Likewise, Rosolie quotes (I'd guess) at length from a scientific report, like this one: "Large constrictors snakes are potentially dangerous to people due to their size and strength (Branch and Haacke 1980). However, there are no documented attacks by green anacondas (Eunectes murinus) on humans."

And the Discovery team admits, in a bid to make Rosolie more appetizing to anacondas, they did have to resort to the old-dunk-a-guy-in-pig's-blood trick, which they apologize for not being 100% animal-friendly but Stephen King got away with it in a novel once, plus Jane Goodall wrote a forward for Rosolie's book so let's just agree to cut some slack on this one.

This is the point where, I'm predicting, Discovery releases a third trailer to address a few things I'm wondering about, like how this anaconda-proof-suit business going to work. "Well, there has to be tough layer of material, otherwise the constrictive force that can collapse the lungs of a capybara would also kill a human, and we're all big fans of Paul here so we'd never let that happen," Discovery might say. "Plus, Paul's really knocked it out of the park on this one.

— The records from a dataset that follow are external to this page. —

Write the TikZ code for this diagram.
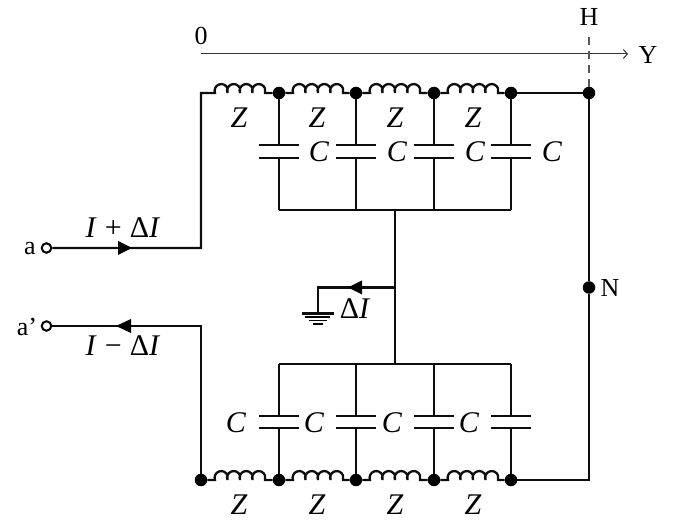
\documentclass[tikz,border=0pt]{standalone}
\usepackage{fontspec}
\setmainfont{Liberation Serif}
\usetikzlibrary{calc,arrows.meta}
\tikzset{
  x=1pt,y=-1pt,
  wire/.style={line width=2.3pt,color=black!95},
  jdot/.style={circle,fill=black,inner sep=0pt,minimum size=12.5pt},
  term/.style={circle,draw=black,fill=white,line width=2pt,inner sep=0pt,minimum size=9.5pt},
  lbl/.style={inner sep=0pt,font=\fontsize{26}{26}\selectfont},
  mlbl/.style={inner sep=0pt,font=\fontsize{30}{30}\selectfont},
  coil/.style={to path={
    -- ++(14,0)
    arc[start angle=-200,end angle=20,radius=6.65]
    arc[start angle=-200,end angle=20,radius=6.65]
    arc[start angle=-200,end angle=20,radius=6.65]
    arc[start angle=-200,end angle=20,radius=6.65]
    -- (\tikztotarget)}},
  capacitor/.style={to path={
    let \p1=($(\tikztostart)!0.5!(\tikztotarget)$) in
    (\tikztostart) -- (\x1,\y1+6.3)
    (\x1-20,\y1+6.3) -- (\x1+20,\y1+6.3)
    (\x1-20,\y1-6.3) -- (\x1+20,\y1-6.3)
    (\x1,\y1-6.3) -- (\tikztotarget)}},
}
\begin{document}
\begin{tikzpicture}
\useasboundingbox (0,0) rectangle (675,526);
% junctions
\foreach \n/\xx in {t1/279,t2/356,t3/434,t4/511,t5/589}
  \node[jdot] (\n) at (\xx,93) {};
\foreach \n/\xx in {b0/201,b1/279,b2/356,b3/434,b4/511}
  \node[jdot] (\n) at (\xx,480) {};
\foreach \n/\xx in {u1/279,u2/356,u3/434,u4/511}
  \coordinate (\n) at (\xx,210);
\foreach \n/\xx in {l1/279,l2/356,l3/434,l4/511}
  \coordinate (\n) at (\xx,364);
\coordinate (tl) at (201,93);
\coordinate (cu) at (395,210);
\coordinate (cl) at (395,364);
\coordinate (cg) at (395,287.5);
\coordinate (gc) at (318,287.5);
\coordinate (g0) at (318,313);
\coordinate (brc) at (589,480);
\coordinate (ainner) at (201,248);
\coordinate (apinner) at (201,326);
\coordinate (hend) at (589,36);
\coordinate (ax0) at (201,54);
\coordinate (ax1) at (628,54);
\node[jdot] (nn) at (589,287.5) {};
\node[term] (a) at (46.5,248) {};
\node[term] (ap) at (46.5,326) {};
% axis
\draw[line width=1pt,black!80,-{Straight Barb[length=4pt,width=9pt,line width=1pt]}] (ax0) -- (ax1);
\draw[line width=1.5pt,black!65,dash pattern=on 8pt off 6pt] (t5) -- (hend);
% top and bottom lines
\draw[wire] (a) -- (ainner) -- (tl) to[coil] (t1);
\draw[wire] (t1) to[coil] (t2);
\draw[wire] (t2) to[coil] (t3);
\draw[wire] (t3) to[coil] (t4);
\draw[wire] (t4) -- (t5) -- (nn) -- (brc) -- (b4);
\draw[wire] (ap) -- (apinner) -- (b0);
\draw[wire] (b0) to[coil] (b1);
\draw[wire] (b1) to[coil] (b2);
\draw[wire] (b2) to[coil] (b3);
\draw[wire] (b3) to[coil] (b4);
% capacitors
\foreach \i in {1,2,3,4} {
  \draw[wire] (t\i) to[capacitor] (u\i);
  \draw[wire] (l\i) to[capacitor] (b\i);
}
\draw[wire] (u1) -- (u4);
\draw[wire] (l1) -- (l4);
\draw[wire] (cu) -- (cl);
\draw[wire] (cg) -- (gc) -- (g0);
% ground
\draw[wire] (302,313.5) -- (334,313.5);
\draw[line width=1.7pt] (305,317) -- (330,317);
\draw[line width=1.7pt] (309,320.5) -- (327,320.5);
\draw[line width=1.7pt] (313,324) -- (323,324);
% arrowheads
\fill (132,248) -- (118,241) -- (118,255) -- cycle;
\fill (116,326) -- (131,319) -- (131,333) -- cycle;
\fill (348,287.5) -- (362,280.5) -- (362,294.5) -- cycle;
% labels
\foreach \n/\xx in {za/239,zb/317,zc/395,zd/473}
  \node[mlbl] (\n) at (\xx,118) {\textit{Z}};
\foreach \n/\xx in {ze/239,zf/317,zg/395,zh/473}
  \node[mlbl] (\n) at (\xx,505) {\textit{Z}};
\foreach \n/\xx in {ca/319,cb/397,cc/475,cd/552}
  \node[mlbl] (\n) at (\xx,152) {\textit{C}};
\foreach \n/\xx in {ce/236,cf/314,cg2/392,ch/469}
  \node[mlbl] (\n) at (\xx,423) {\textit{C}};
\node[mlbl] (ipd) at (123,228) {\textit{I}\hspace{8pt}+\hspace{8pt}Δ\textit{I}};
\node[mlbl] (imd) at (123,346) {\textit{I}\hspace{8pt}−\hspace{8pt}Δ\textit{I}};
\node[mlbl] (di) at (355,309) {Δ\textit{I}};
\node[lbl] (la) at (30,249) {a};
\node[lbl] (lap) at (27,327) {a’};
\node[lbl] (lh) at (589,17) {H};
\node[lbl] (l0) at (201,36) {0};
\node[lbl] (ly) at (648,55) {Y};
\node[lbl] (ln) at (610,288) {N};
\end{tikzpicture}
\end{document}
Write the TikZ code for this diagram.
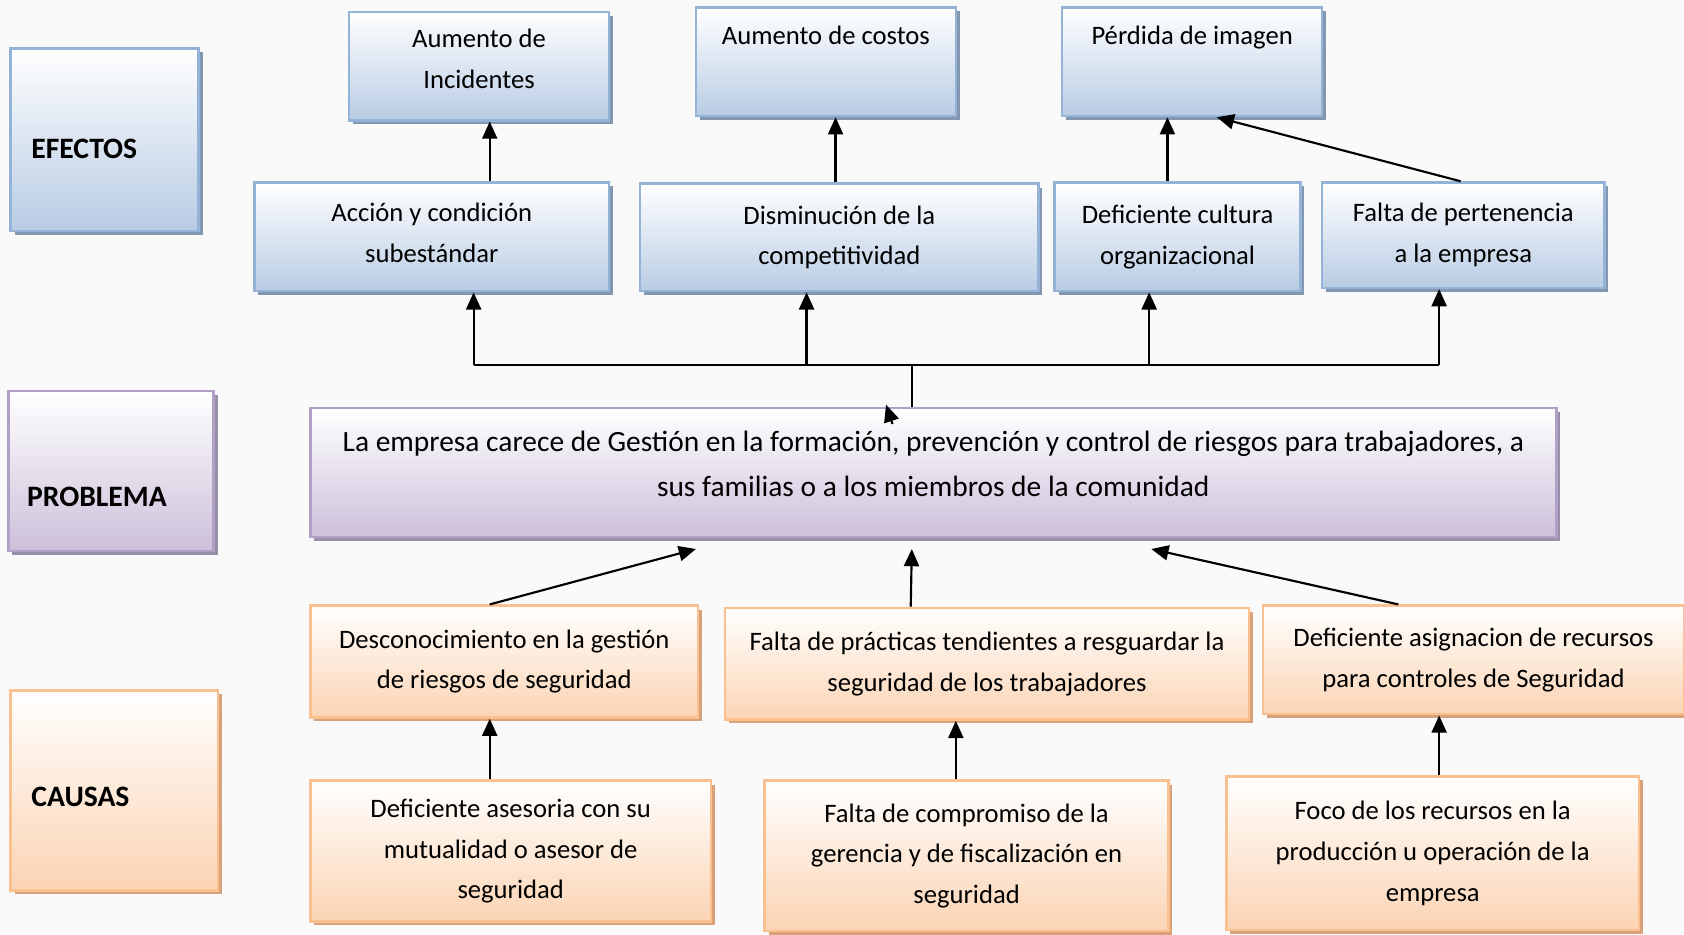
\documentclass[tikz,border=0pt]{standalone}
\usepackage{fontspec}
\setmainfont{Carlito}
\usetikzlibrary{shadows}
\usetikzlibrary{arrows.meta}
\usetikzlibrary{calc}
\definecolor{efFill}{HTML}{B8CCE4}
\definecolor{efLine}{HTML}{95B3D7}
\definecolor{efShadow}{HTML}{8497B0}
\definecolor{prFill}{HTML}{CCC0DA}
\definecolor{prLine}{HTML}{B2A1C7}
\definecolor{prShadow}{HTML}{9A8FA8}
\definecolor{caFill}{HTML}{FBD4B4}
\definecolor{caLine}{HTML}{FAC090}
\definecolor{caShadow}{HTML}{D7A27A}
\tikzset{
	box/.style = {
		rectangle,
		align=center,
		inner sep=2pt,
		font=\fontsize{12.4}{19}\selectfont,
		line width=1.2pt
	},
	box_ef/.style = {
		box,
		draw=efLine,
		top color=white,
		bottom color=efFill,
		drop shadow={shadow xshift=1.8pt, shadow yshift=-1.8pt, fill=efShadow, opacity=1}
	},
	box_pr/.style = {
		box,
		draw=prLine,
		top color=white,
		bottom color=prFill,
		drop shadow={shadow xshift=1.8pt, shadow yshift=-1.8pt, fill=prShadow, opacity=1}
	},
	box_ca/.style = {
		box,
		draw=caLine,
		top color=white,
		bottom color=caFill,
		drop shadow={shadow xshift=1.8pt, shadow yshift=-1.8pt, fill=caShadow, opacity=1}
	},
	box_top/.style = {
		text depth=25pt
	},
	cat_text/.style = {
		anchor=west,
		inner sep=0pt,
		font=\fontsize{13.8}{16}\selectfont\bfseries
	},
	arr/.style = {
		-{Triangle[length=8pt,width=7pt]},
		line width=1pt
	},
}
\begin{document}
\begin{tikzpicture}[x=0.5pt, y=-0.5pt]
\fill[gray!4] (0,0) rectangle (1568,870);
\useasboundingbox (0,0) rectangle (1568,870);

\node[box_ef, minimum width=87.5pt, minimum height=85pt, label={[cat_text, xshift=10pt, yshift=-4.5pt]west:EFECTOS}] (efectos) at (97.5,130) {};
\node[box_pr, minimum width=95.5pt, minimum height=74.5pt, label={[cat_text, xshift=9pt, yshift=-12pt]west:PROBLEMA}] (problema) at (103.5,438.5) {};
\node[box_ca, minimum width=96.5pt, minimum height=93pt, label={[cat_text, xshift=10pt, yshift=-3pt]west:CAUSAS}] (causas) at (106.5,736) {};

\node[box_ef, text depth=7pt, minimum width=121pt, minimum height=50.5pt] (inc) at (446,61.5) {Aumento de\\Incidentes};
\node[box_ef, box_top, minimum width=121pt, minimum height=50.5pt] (cost) at (769,57.5) {Aumento de costos};
\node[box_ef, box_top, minimum width=121pt, minimum height=50.5pt] (imag) at (1110,57.5) {Pérdida de imagen};

\node[box_ef, text depth=4pt, minimum width=165pt, minimum height=50.5pt] (sub) at (402,220.5) {Acción y condición\\subestándar};
\node[box_ef, minimum width=185.5pt, minimum height=50pt] (comp) at (781.5,221) {Disminución de la\\competitividad};
\node[box_ef, minimum width=114.5pt, minimum height=50.5pt] (cult) at (1096.5,220.5) {Deficiente cultura\\organizacional};
\node[box_ef, minimum width=131.5pt, minimum height=49pt] (pert) at (1362.5,219) {Falta de pertenencia\\a la empresa};

\node[box_pr, text depth=8pt, minimum width=580pt, minimum height=60pt, font=\fontsize{13.7}{21}\selectfont] (prob) at (869,440) {La empresa carece de Gestión en la formación, prevención y control de riesgos para trabajadores, a\\sus familias o a los miembros de la comunidad};

\node[box_ca, minimum width=180.5pt, minimum height=52pt] (desc) at (469.5,616) {Desconocimiento en la gestión\\de riesgos de seguridad};
\node[box_ca, minimum width=244pt, minimum height=52pt] (prac) at (919,618) {Falta de prácticas tendientes a resguardar la\\seguridad de los trabajadores};
\node[box_ca, minimum width=196pt, minimum height=50.5pt] (asig) at (1372,614.5) {Deficiente asignacion de recursos\\para controles de Seguridad};

\node[box_ca, minimum width=186.5pt, minimum height=65.5pt] (ases) at (475.5,792.5) {Deficiente asesoria con su\\mutualidad o asesor de\\seguridad};
\node[box_ca, minimum width=188pt, minimum height=70pt] (compr) at (900,797) {Falta de compromiso de la\\gerencia y de fiscalización en\\seguridad};
\node[box_ca, minimum width=192pt, minimum height=71.5pt] (foco) at (1334,794.5) {Foco de los recursos en la\\producción u operación de la\\empresa};

\draw[arr] (sub.north -| 456,0) -- (inc.south -| 456,0);
\draw[arr] (comp.north -| 778,0) -- (cost.south -| 778,0);
\draw[arr] (cult.north -| 1087,0) -- (imag.south -| 1087,0);
\draw[arr] (pert.north -| 1360,0) -- (imag.south -| 1133,0);

\coordinate (hub) at (849,340);
\draw[line width=1pt] (hub -| 441,0) -- (hub -| 1340,0);
\draw[line width=1pt] (hub) -- (prob.north -| hub);
\draw[arr] (hub -| 441,0) -- (sub.south -| 441,0);
\draw[arr] (hub -| 751,0) -- (comp.south -| 751,0);
\draw[arr] (hub -| 1070,0) -- (cult.south -| 1070,0);
\draw[arr] (hub -| 1340,0) -- (pert.south -| 1340,0);
\draw[arr] ($(prob.north -| 831,0)+(0,16)$) -- ($(prob.north -| 825,0)+(0,-2)$);

\draw[arr] (desc.north -| 456,0) -- ($(prob.south -| 648,0)+(0,10)$);
\draw[arr] (prac.north -| 848,0) -- ($(prob.south -| 849,0)+(0,10)$);
\draw[arr] (asig.north -| 1302,0) -- ($(prob.south -| 1072,0)+(0,10)$);

\draw[arr] (ases.north -| 456,0) -- (desc.south -| 456,0);
\draw[arr] (compr.north -| 890,0) -- (prac.south -| 890,0);
\draw[arr] (foco.north -| 1340,0) -- (asig.south -| 1340,0);
\end{tikzpicture}
\end{document}
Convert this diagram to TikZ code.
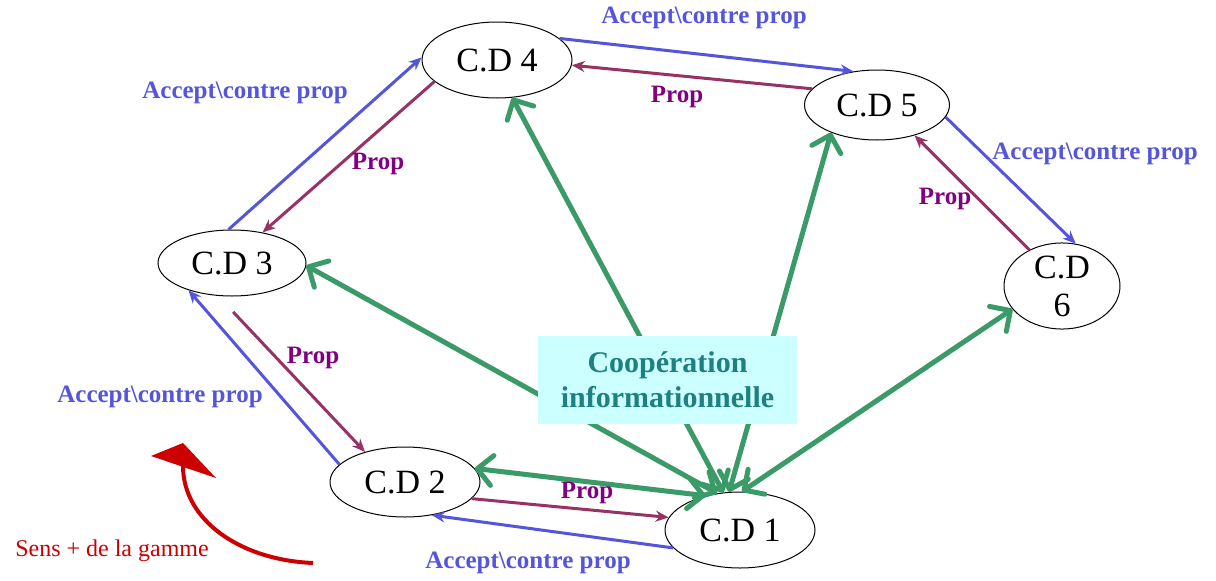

Did you know he'd been practicing extreme meditation techniques because a snake only ceases constricting after the prey's heartbeat stops? And that would be a bummer and also cruel to the anaconda if it kept squeezing and squeezing and Paul didn't stop his heart, at least a little bit. As a responsible corporation we really wanted to make sure the snake is comfortable through the whole thing, you know?" is what I'm pretty sure Discovery would say, and may in fact be about to mention any moment now.

That's when I write in to Discovery asking to see photos of the snake afterward, just to make sure the anaconda is okay, and Discovery is totally responsive and assures me the snake is fine, and also plays a little prank.

Hi Nico, the Discovery team writes, thanks for asking! Here's what the snake looks like after Paul hopped out of him!

And that's when I write back, Haha you jokers! That's definitely a sarlacc from Star Wars Episode VI: Return of the Jedi! I bet you're going to try to tell me that Paul's suit looks just like this! And I send in a photo of Boba Fett in Mandalorian armor.

Discovery shares my second letter with Paul - who is cool with me calling him Paul now, because it turns out he read all the Expanded Universe books in middle school, too - and Paul gets the reference that Boba Fett in fact survives the fall into the sarlacc pit and has amazing adventures across the galaxy afterward.

And then I bet Paul and I become fast friends, and shake our heads a bit knowingly whenever anyone mentions this Change.org petition in which thousands of people have called to boycott Paul's show, because Paul, who as I now know, would never hurt a living thing.